On June 23, the Senate EPW Subcommittee on Clean Air and Nuclear Safety held a legislative hearing on the ARENA Act (S.1324) and on the impacts of EPA’s proposed carbon regulations on energy costs for American businesses, rural communities and family. 

On July 8, the Senate EPW Committee held a hearing, “Road to Paris: Examining the President’s International Climate Agenda and Implications for Domestic Environmental Policy,” to examine the president’s Climate Action Plan with a particular focus on his international goals in the context of the ongoing international climate negotiations.

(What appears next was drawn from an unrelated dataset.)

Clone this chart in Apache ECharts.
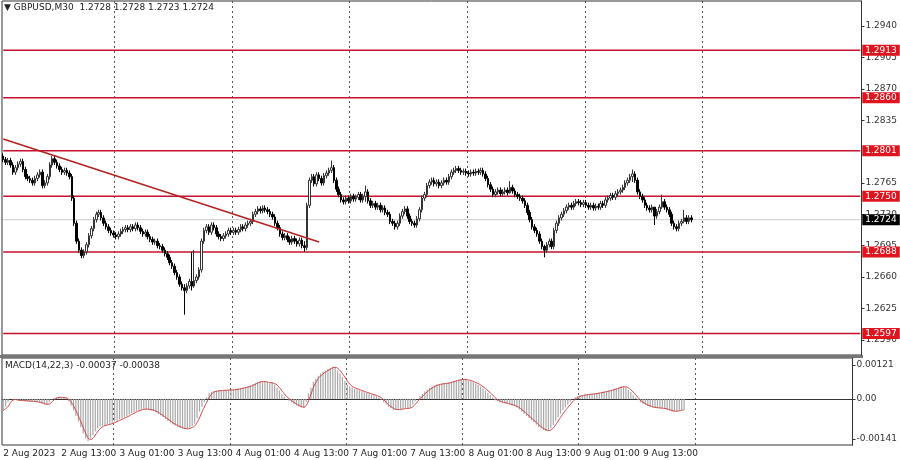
<!DOCTYPE html>
<html>
<head>
<meta charset="utf-8">
<script src="https://cdn.jsdelivr.net/npm/echarts@6/dist/echarts.min.js"></script>
<style>
	html, body { margin: 0; padding: 0; background: #fff; }
	#chart { width: 900px; height: 460px; }
</style>
</head>
<body>
<div id="chart"></div>
<script>
// closes of each M30 bar, 2 Aug 01:00 .. 9 Aug 16:30
let closes = [
	1.2791, 1.2788, 1.2790, 1.2785, 1.2777, 1.2782, 1.2786, 1.2789, 1.2780, 1.2772,
	1.2770, 1.2768, 1.2765, 1.2770, 1.2774, 1.2777, 1.2762, 1.2765, 1.2772, 1.2785,
	1.2792, 1.2788, 1.2784, 1.2780, 1.2777, 1.2779, 1.2776, 1.2772, 1.2748, 1.2720,
	1.2700, 1.2690, 1.2684, 1.2688, 1.2696, 1.2706, 1.2714, 1.2724, 1.2730, 1.2732,
	1.2726, 1.2720, 1.2716, 1.2712, 1.2709, 1.2707, 1.2705, 1.2708, 1.2711, 1.2713,
	1.2715, 1.2713, 1.2716, 1.2714, 1.2718, 1.2715, 1.2711, 1.2708, 1.2710, 1.2705,
	1.2702, 1.2699, 1.2700, 1.2695, 1.2694, 1.2690, 1.2686, 1.2682, 1.2676, 1.2672,
	1.2665, 1.2660, 1.2652, 1.2648, 1.2645, 1.2650, 1.2655, 1.2650, 1.2656, 1.2660,
	1.2668, 1.2700, 1.2712, 1.2716, 1.2710, 1.2718, 1.2715, 1.2708, 1.2705, 1.2703,
	1.2706, 1.2708, 1.2712, 1.2710, 1.2712, 1.2710, 1.2713, 1.2716, 1.2714, 1.2718,
	1.2720, 1.2722, 1.2730, 1.2733, 1.2736, 1.2734, 1.2737, 1.2735, 1.2733, 1.2730,
	1.2727, 1.2720, 1.2715, 1.2708, 1.2704, 1.2706, 1.2702, 1.2699, 1.2703, 1.2700,
	1.2697, 1.2701, 1.2695, 1.2693, 1.2740, 1.2768, 1.2772, 1.2764, 1.2774, 1.2770,
	1.2765, 1.2773, 1.2776, 1.2779, 1.2782, 1.2768, 1.2758, 1.2752, 1.2746, 1.2744,
	1.2748, 1.2745, 1.2750, 1.2747, 1.2749, 1.2752, 1.2746, 1.2750, 1.2755, 1.2745,
	1.2740, 1.2742, 1.2738, 1.2740, 1.2735, 1.2737, 1.2732, 1.2730, 1.2722, 1.2720,
	1.2716, 1.2720, 1.2728, 1.2733, 1.2736, 1.2728, 1.2722, 1.2720, 1.2718, 1.2725,
	1.2735, 1.2748, 1.2752, 1.2762, 1.2766, 1.2768, 1.2764, 1.2766, 1.2762, 1.2765,
	1.2768, 1.2766, 1.2772, 1.2777, 1.2779, 1.2781, 1.2779, 1.2777, 1.2778, 1.2776,
	1.2775, 1.2777, 1.2776, 1.2778, 1.2777, 1.2779, 1.2775, 1.2770, 1.2763, 1.2758,
	1.2752, 1.2755, 1.2757, 1.2753, 1.2755, 1.2757, 1.2754, 1.2760, 1.2756, 1.2752,
	1.2750, 1.2748, 1.2745, 1.2740, 1.2732, 1.2724, 1.2716, 1.2712, 1.2708, 1.2700,
	1.2694, 1.2690, 1.2696, 1.2700, 1.2694, 1.2712, 1.2720, 1.2726, 1.2730, 1.2734,
	1.2738, 1.2740, 1.2738, 1.2742, 1.2744, 1.2743, 1.2741, 1.2743, 1.2740, 1.2738,
	1.2740, 1.2737, 1.2739, 1.2738, 1.2742, 1.2740, 1.2746, 1.2748, 1.2751, 1.2749,
	1.2753, 1.2755, 1.2757, 1.2760, 1.2765, 1.2768, 1.2772, 1.2775, 1.2768, 1.2755,
	1.2750, 1.2746, 1.2740, 1.2737, 1.2735, 1.2738, 1.2728, 1.2733, 1.2738, 1.2744,
	1.2738, 1.2735, 1.2730, 1.2720, 1.2716, 1.2714, 1.2720, 1.2722, 1.2726, 1.2722,
	1.2726, 1.2724
]
let firstOpen = 1.2795
// bars with long wicks: index -> [high, low]
let wickBars = {
	74: [1.2652, 1.2618], 77: [1.2688, 1.2645], 78: [1.2690, 1.2648], 123: [1.2700, 1.2688],
	134: [1.2790, 1.2776], 148: [1.2762, 1.2744], 207: [1.2767, 1.2753], 221: [1.2696, 1.2682],
	257: [1.2780, 1.2766], 266: [1.2738, 1.2718], 269: [1.2752, 1.2736], 278: [1.2735, 1.2720]
}
// MACD histogram, in 1e-5
let macdHist = [
	-41, -28, -12, 0, -2, -4, -5, -6, -6, -7,
	-8, -8, -9, -10, -11, -13, -16, -20, -20, -12,
	-2, 4, 6, 6, 5, 4, 2, -8, -24, -40,
	-60, -80, -100, -122, -140, -150, -140, -128, -115, -105,
	-97, -94, -92, -90, -88, -84, -80, -76, -72, -68,
	-65, -60, -55, -50, -46, -42, -39, -37, -35, -36,
	-38, -40, -42, -47, -53, -59, -65, -71, -78, -84,
	-90, -94, -98, -102, -105, -106, -105, -102, -96, -88,
	-68, -45, -28, -12, 5, 22, 25, 27, 29, 30,
	30, 31, 31, 32, 32, 33, 34, 36, 38, 40,
	42, 44, 48, 52, 56, 60, 63, 62, 60, 58,
	55, 58, 50, 40, 30, 17, 8, 0, -6, -12,
	-18, -23, -27, -30, -30, -10, 20, 40, 61, 72,
	82, 90, 96, 100, 106, 110, 114, 112, 100, 90,
	78, 64, 50, 45, 40, 36, 33, 30, 27, 24,
	21, 18, 15, 13, 10, 5, -2, -12, -20, -28,
	-33, -38, -38, -37, -36, -34, -33, -33, -30, -20,
	-8, 0, 10, 18, 26, 33, 39, 44, 48, 51,
	53, 54, 55, 56, 58, 61, 64, 66, 68, 69,
	69, 68, 65, 62, 59, 55, 50, 44, 37, 30,
	22, 14, 5, -5, -8, -11, -13, -15, -17, -20,
	-23, -25, -30, -37, -45, -52, -60, -68, -75, -83,
	-91, -99, -105, -110, -113, -112, -104, -92, -78, -65,
	-52, -40, -30, -20, -10, 0, 6, 9, 12, 14,
	15, 16, 17, 18, 19, 21, 22, 24, 26, 28,
	30, 32, 35, 38, 41, 44, 44, 40, 33, 25,
	15, 5, -5, -12, -17, -21, -25, -28, -30, -31,
	-32, -33, -33, -35, -38, -41, -44, -44, -42, -40,
	-38, -37
]
let levels = [1.2913, 1.2860, 1.2801, 1.2750, 1.2688, 1.2597]
let lastPrice = 1.2724
let priceTicks = [1.2940, 1.2905, 1.2870, 1.2835, 1.2765, 1.2730, 1.2695, 1.2660, 1.2625, 1.2590]
let macdTicks = [0.00121, 0, -0.00141]
let trendLine = [[0, 1.2814], [129, 1.2699]]
let slotCount = 351
let lastLabelSlot = 270

// time labels, weekend skipped
let months = ["Jan", "Feb", "Mar", "Apr", "May", "Jun", "Jul", "Aug", "Sep", "Oct", "Nov", "Dec"]
let categories = []
{
	let t = Date.UTC(2023, 7, 2, 1, 0)
	for (let i = 0; i < slotCount; i++) {
		let d = new Date(t)
		let hh = String(d.getUTCHours()).padStart(2, "0")
		let mm = String(d.getUTCMinutes()).padStart(2, "0")
		categories.push(i == 0 ? "2 Aug 2023" : d.getUTCDate() + " " + months[d.getUTCMonth()] + " " + hh + ":" + mm)
		t += 30 * 60000
		let n = new Date(t)
		if (n.getUTCDay() == 6) t += 2 * 86400000
	}
}
let dayStarts = []
categories.forEach(function (c, i) {
	if (/ 00:00$/.test(c) && i <= lastLabelSlot + 24) dayStarts.push(i)
})

let candles = closes.map(function (c, i) {
	let o = i == 0 ? firstOpen : closes[i - 1]
	let hl = wickBars[i] || [Math.max(o, c) + 0.0003, Math.min(o, c) - 0.0003]
	return [o, c, hl[1], hl[0]]
})
let hist = macdHist.map(function (v) { return v / 100000 })
let signal = hist.map(function (v, i) {
	let s = hist.slice(Math.max(0, i - 2), i + 1)
	return s.reduce(function (a, b) { return a + b }, 0) / s.length
})

let font = "DejaVu Sans"
let chart = echarts.init(document.getElementById("chart"))

function levelSeries(v, lineColor, boxColor, width) {
	return {
		type: "line", xAxisIndex: 0, yAxisIndex: 0, silent: true, showSymbol: false, z: 1,
		data: categories.map(function () { return v }),
		lineStyle: { color: lineColor, width: width },
		endLabel: { show: true, formatter: v.toFixed(4), backgroundColor: boxColor, color: "#fff", padding: [1, 3], fontSize: 9, fontFamily: font, distance: 2 }
	}
}

let series = [
	levelSeries(lastPrice, "#c8c8c8", "#000", 1)
]
levels.forEach(function (v) {
	series.push(levelSeries(v, "#c8102e", "#e0141e", 1.5))
})
series.push({
	type: "line", xAxisIndex: 0, yAxisIndex: 0, silent: true, showSymbol: false, connectNulls: true, z: 3,
	data: categories.map(function (c, i) {
		if (i == trendLine[0][0]) return trendLine[0][1]
		if (i == trendLine[1][0]) return trendLine[1][1]
		return null
	}),
	lineStyle: { color: "#b22222", width: 1.5 }
})
series.push({
	type: "candlestick", xAxisIndex: 0, yAxisIndex: 0, data: candles, barWidth: 2, z: 2,
	itemStyle: { color: "#ffffff", color0: "#000000", borderColor: "#333", borderColor0: "#000", borderWidth: 1 }
})
series.push({
	type: "bar", xAxisIndex: 1, yAxisIndex: 1, data: hist, barWidth: 1.2,
	itemStyle: { color: "#a8a8a8" }
})
series.push({
	type: "line", xAxisIndex: 1, yAxisIndex: 1, data: signal, smooth: true, showSymbol: false,
	lineStyle: { color: "#d04040", width: 1 }
})

let option = {
	animation: false,
	backgroundColor: "#fff",
	graphic: [
		{ type: "text", left: 4, top: 3, style: { text: "▼ GBPUSD,M30  1.2728 1.2728 1.2723 1.2724", fontSize: 9, fontFamily: font, fill: "#222" } },
		{ type: "text", left: 5, top: 361, style: { text: "MACD(14,22,3) -0.00037 -0.00038", fontSize: 9, fontFamily: font, fill: "#222" } },
		{ type: "rect", shape: { x: 0, y: 355, width: 863, height: 3 }, style: { fill: "#777" } }
	],
	grid: [
		{ left: 2, right: 38, top: 1, height: 354, show: true, borderColor: "#333", borderWidth: 1 },
		{ left: 2, right: 38, top: 358, height: 87, show: true, borderColor: "#333", borderWidth: 1 }
	],
	xAxis: [
		{
			type: "category", gridIndex: 0, data: categories, boundaryGap: true,
			axisLine: { show: false }, axisTick: { show: false }, axisLabel: { show: false },
			splitLine: { show: true, interval: function (i) { return dayStarts.indexOf(i) >= 0 }, lineStyle: { color: "#555", type: [2, 3] } }
		},
		{
			type: "category", gridIndex: 1, data: categories, boundaryGap: true,
			axisLine: { lineStyle: { color: "#333" } }, axisTick: { show: false },
			axisLabel: { interval: function (i) { return i % 24 == 0 && i <= lastLabelSlot }, align: "left", fontSize: 9, fontFamily: font, color: "#222", margin: 4 },
			splitLine: { show: true, interval: function (i) { return dayStarts.indexOf(i) >= 0 }, lineStyle: { color: "#555", type: [2, 3] } }
		}
	],
	yAxis: [
		{
			type: "value", gridIndex: 0, position: "right", min: 1.2573, max: 1.2968,
			axisLine: { show: true, lineStyle: { color: "#333" } },
			axisTick: { show: true, customValues: priceTicks, length: 3 },
			axisLabel: { customValues: priceTicks, formatter: function (v) { return v.toFixed(4) }, fontSize: 9, fontFamily: font, color: "#333", margin: 4 },
			splitLine: { show: false }
		},
		{
			type: "value", gridIndex: 1, position: "right", min: -0.00163, max: 0.00145,
			axisLine: { show: true, lineStyle: { color: "#333" } },
			axisTick: { show: true, customValues: macdTicks, length: 3 },
			axisLabel: { customValues: macdTicks, formatter: function (v) { return v == 0 ? "0.00" : v.toFixed(5) }, fontSize: 9, fontFamily: font, color: "#333", margin: 4 },
			splitLine: { show: false }
		}
	],
	series: series
}
chart.setOption(option)
</script>
</body>
</html>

The American people and Congress have spoken out against the federal government regulating carbon emissions through the following votes: 

  • July 25, 1997, the Senate passed the Byrd-Hagel resolution unanimously with a  vote of 95-0 state that it was not the sense of the Senate that the United States should be a signatory to the Kyoto protocol.
  • Oct. 30, 2003, the Senate defeated the Lieberman-McCain Climate Stewardship Act, an effort to cap carbon emissions at the 2000 level, by a vote of 43 to 55.
  • June 22, 2005, the Senate once again defeated the Lieberman-McCain Climate Stewardship Act, another attempt to impose mandatory caps on carbon, by a vote of 38-46.
  • June 6, 2008, the Senate defeated the Warner-Lieberman Climate Security Act, to cap carbon emissions at 63 percent below 2005 levels by 2050, by a vote of 48-36.
  • In 2009, the Waxman-Markey Clean Energy and Security Act, which would have established a variant of an emissions trading plan, was never brought up for a vote under a Democrat-controlled Congress.